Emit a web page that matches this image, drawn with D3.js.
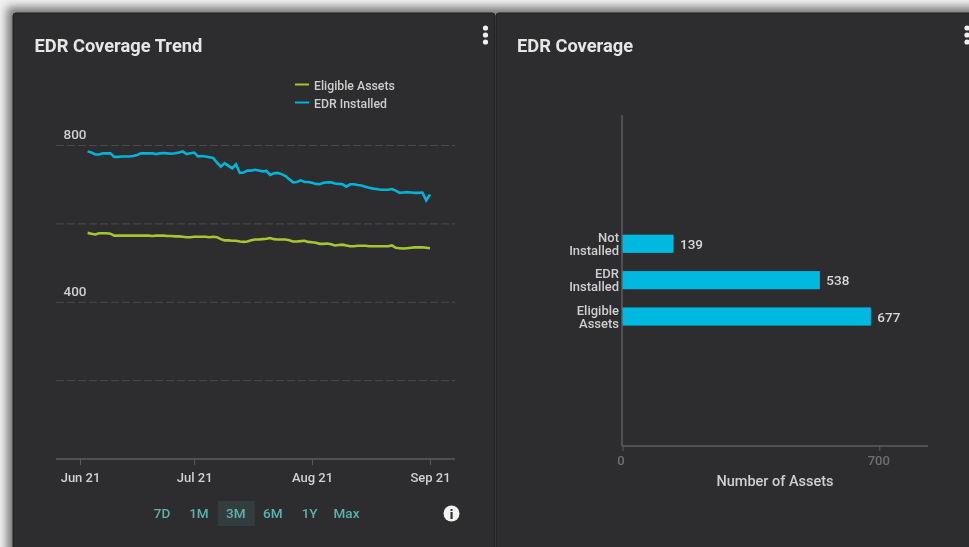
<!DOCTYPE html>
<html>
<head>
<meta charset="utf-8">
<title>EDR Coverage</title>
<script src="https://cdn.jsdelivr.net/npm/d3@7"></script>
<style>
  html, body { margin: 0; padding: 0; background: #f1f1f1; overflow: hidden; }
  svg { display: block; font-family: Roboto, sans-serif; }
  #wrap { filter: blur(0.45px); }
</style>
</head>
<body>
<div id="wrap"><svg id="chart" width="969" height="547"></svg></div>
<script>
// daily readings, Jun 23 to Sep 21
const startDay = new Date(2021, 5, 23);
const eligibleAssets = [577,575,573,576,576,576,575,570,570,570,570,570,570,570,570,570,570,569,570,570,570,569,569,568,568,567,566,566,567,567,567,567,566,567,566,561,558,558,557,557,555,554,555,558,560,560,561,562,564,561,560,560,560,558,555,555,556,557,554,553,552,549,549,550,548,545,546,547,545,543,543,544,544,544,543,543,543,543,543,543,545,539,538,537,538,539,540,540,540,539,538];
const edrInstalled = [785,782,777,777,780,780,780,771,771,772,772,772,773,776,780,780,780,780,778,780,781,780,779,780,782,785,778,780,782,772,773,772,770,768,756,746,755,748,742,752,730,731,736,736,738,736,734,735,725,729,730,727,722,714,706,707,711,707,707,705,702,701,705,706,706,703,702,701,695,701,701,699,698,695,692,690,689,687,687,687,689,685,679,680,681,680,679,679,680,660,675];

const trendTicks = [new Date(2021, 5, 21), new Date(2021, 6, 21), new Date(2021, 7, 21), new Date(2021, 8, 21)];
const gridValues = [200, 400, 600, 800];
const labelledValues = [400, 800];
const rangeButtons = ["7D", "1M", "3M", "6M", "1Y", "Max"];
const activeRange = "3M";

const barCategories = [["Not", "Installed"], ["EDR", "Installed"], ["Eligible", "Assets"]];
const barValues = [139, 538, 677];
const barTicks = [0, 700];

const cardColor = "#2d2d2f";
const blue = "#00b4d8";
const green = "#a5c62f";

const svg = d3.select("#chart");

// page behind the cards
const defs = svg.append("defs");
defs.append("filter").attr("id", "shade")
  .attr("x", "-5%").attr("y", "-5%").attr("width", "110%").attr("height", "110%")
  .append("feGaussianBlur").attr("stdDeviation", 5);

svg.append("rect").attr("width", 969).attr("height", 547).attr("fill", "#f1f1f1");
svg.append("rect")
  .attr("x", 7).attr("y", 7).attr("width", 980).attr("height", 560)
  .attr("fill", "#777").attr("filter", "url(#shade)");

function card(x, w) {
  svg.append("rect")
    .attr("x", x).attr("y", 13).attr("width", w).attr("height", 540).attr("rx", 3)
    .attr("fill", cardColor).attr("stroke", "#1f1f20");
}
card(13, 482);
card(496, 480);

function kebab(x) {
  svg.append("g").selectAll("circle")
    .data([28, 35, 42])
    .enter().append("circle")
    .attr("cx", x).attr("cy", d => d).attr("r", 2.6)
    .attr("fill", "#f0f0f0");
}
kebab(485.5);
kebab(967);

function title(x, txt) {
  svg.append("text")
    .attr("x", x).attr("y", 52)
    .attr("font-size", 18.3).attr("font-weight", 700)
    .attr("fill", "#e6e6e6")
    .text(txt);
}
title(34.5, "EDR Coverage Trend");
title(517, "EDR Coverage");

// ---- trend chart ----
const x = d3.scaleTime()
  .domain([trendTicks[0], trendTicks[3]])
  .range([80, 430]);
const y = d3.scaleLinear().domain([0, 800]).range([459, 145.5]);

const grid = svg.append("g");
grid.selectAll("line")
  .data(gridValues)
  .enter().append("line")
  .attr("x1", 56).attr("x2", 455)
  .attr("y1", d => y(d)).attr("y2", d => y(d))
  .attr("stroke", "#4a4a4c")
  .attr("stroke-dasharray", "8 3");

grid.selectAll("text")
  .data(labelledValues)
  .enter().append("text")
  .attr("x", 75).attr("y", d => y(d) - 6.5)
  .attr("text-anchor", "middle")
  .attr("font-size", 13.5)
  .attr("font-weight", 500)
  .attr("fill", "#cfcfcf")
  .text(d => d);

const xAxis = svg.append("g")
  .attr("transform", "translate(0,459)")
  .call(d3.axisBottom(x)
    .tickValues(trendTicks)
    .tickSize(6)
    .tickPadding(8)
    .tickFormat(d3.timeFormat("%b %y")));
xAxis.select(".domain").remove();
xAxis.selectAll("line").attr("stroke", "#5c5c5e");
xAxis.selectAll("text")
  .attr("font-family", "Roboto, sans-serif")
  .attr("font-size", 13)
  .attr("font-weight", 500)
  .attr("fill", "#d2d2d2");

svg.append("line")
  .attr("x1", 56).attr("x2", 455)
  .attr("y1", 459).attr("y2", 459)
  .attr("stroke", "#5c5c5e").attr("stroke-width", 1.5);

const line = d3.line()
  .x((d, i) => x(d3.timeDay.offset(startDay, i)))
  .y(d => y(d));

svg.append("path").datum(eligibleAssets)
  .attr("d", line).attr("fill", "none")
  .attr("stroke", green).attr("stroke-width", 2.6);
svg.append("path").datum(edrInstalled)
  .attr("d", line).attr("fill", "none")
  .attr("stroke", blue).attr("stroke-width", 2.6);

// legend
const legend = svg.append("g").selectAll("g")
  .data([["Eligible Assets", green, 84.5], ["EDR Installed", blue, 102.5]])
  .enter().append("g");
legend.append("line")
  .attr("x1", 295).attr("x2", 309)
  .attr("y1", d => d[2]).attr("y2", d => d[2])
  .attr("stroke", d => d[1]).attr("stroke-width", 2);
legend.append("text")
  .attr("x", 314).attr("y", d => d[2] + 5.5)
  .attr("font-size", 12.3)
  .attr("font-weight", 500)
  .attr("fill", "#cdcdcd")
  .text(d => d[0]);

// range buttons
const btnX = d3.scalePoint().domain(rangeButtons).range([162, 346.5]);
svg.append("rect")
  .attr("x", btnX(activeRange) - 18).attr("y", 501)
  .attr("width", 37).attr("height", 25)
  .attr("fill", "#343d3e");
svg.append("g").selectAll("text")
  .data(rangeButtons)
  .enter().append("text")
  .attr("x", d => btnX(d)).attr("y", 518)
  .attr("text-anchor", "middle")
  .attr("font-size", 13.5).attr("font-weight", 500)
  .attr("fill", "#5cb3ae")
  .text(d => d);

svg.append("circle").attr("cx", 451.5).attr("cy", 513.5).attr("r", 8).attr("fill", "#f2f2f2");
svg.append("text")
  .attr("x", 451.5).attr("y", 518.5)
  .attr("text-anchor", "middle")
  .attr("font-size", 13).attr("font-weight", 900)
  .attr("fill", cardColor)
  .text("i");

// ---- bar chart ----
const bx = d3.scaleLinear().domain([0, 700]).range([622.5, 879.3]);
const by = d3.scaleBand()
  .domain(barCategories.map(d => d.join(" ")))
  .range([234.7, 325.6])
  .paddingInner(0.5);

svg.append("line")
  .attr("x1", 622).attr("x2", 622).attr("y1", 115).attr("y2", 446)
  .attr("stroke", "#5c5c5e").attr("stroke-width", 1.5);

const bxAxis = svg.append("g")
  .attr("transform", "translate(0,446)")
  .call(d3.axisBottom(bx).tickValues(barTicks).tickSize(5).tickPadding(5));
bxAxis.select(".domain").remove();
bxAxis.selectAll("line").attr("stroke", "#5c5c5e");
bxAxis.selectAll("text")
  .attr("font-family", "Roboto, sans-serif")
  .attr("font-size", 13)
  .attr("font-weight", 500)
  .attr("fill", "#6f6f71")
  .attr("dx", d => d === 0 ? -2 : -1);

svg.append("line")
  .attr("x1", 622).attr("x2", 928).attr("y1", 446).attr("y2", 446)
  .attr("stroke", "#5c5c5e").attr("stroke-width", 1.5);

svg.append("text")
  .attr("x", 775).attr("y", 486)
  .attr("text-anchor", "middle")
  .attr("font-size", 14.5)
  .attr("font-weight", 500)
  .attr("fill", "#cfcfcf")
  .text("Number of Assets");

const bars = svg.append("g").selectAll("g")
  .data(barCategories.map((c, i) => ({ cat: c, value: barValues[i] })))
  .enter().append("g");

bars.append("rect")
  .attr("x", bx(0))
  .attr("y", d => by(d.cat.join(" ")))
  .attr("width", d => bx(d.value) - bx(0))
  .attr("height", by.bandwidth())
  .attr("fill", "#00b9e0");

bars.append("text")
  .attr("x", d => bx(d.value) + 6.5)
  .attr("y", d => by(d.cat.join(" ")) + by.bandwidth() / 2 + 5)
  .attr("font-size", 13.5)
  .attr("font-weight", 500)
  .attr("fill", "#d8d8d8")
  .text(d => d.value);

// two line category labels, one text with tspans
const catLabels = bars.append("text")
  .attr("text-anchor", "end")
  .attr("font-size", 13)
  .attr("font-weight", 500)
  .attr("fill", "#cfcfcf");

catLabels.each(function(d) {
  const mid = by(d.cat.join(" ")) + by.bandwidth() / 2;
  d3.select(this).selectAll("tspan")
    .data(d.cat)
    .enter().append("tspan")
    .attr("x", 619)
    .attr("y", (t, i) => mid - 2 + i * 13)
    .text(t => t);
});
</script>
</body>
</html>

=======

Leave the pictures out and please restate exactly the lines running from the start of the material through the one with "const barTicks = [0, 700];".

Emit a web page that matches this image, drawn with D3.js.
<!DOCTYPE html>
<html>
<head>
<meta charset="utf-8">
<title>EDR Coverage</title>
<script src="https://cdn.jsdelivr.net/npm/d3@7"></script>
<style>
  html, body { margin: 0; padding: 0; background: #f1f1f1; overflow: hidden; }
  svg { display: block; font-family: Roboto, sans-serif; }
  #wrap { filter: blur(0.45px); }
</style>
</head>
<body>
<div id="wrap"><svg id="chart" width="969" height="547"></svg></div>
<script>
// daily readings, Jun 23 to Sep 21
const startDay = new Date(2021, 5, 23);
const eligibleAssets = [577,575,573,576,576,576,575,570,570,570,570,570,570,570,570,570,570,569,570,570,570,569,569,568,568,567,566,566,567,567,567,567,566,567,566,561,558,558,557,557,555,554,555,558,560,560,561,562,564,561,560,560,560,558,555,555,556,557,554,553,552,549,549,550,548,545,546,547,545,543,543,544,544,544,543,543,543,543,543,543,545,539,538,537,538,539,540,540,540,539,538];
const edrInstalled = [785,782,777,777,780,780,780,771,771,772,772,772,773,776,780,780,780,780,778,780,781,780,779,780,782,785,778,780,782,772,773,772,770,768,756,746,755,748,742,752,730,731,736,736,738,736,734,735,725,729,730,727,722,714,706,707,711,707,707,705,702,701,705,706,706,703,702,701,695,701,701,699,698,695,692,690,689,687,687,687,689,685,679,680,681,680,679,679,680,660,675];

const trendTicks = [new Date(2021, 5, 21), new Date(2021, 6, 21), new Date(2021, 7, 21), new Date(2021, 8, 21)];
const gridValues = [200, 400, 600, 800];
const labelledValues = [400, 800];
const rangeButtons = ["7D", "1M", "3M", "6M", "1Y", "Max"];
const activeRange = "3M";

const barCategories = [["Not", "Installed"], ["EDR", "Installed"], ["Eligible", "Assets"]];
const barValues = [139, 538, 677];
const barTicks = [0, 700];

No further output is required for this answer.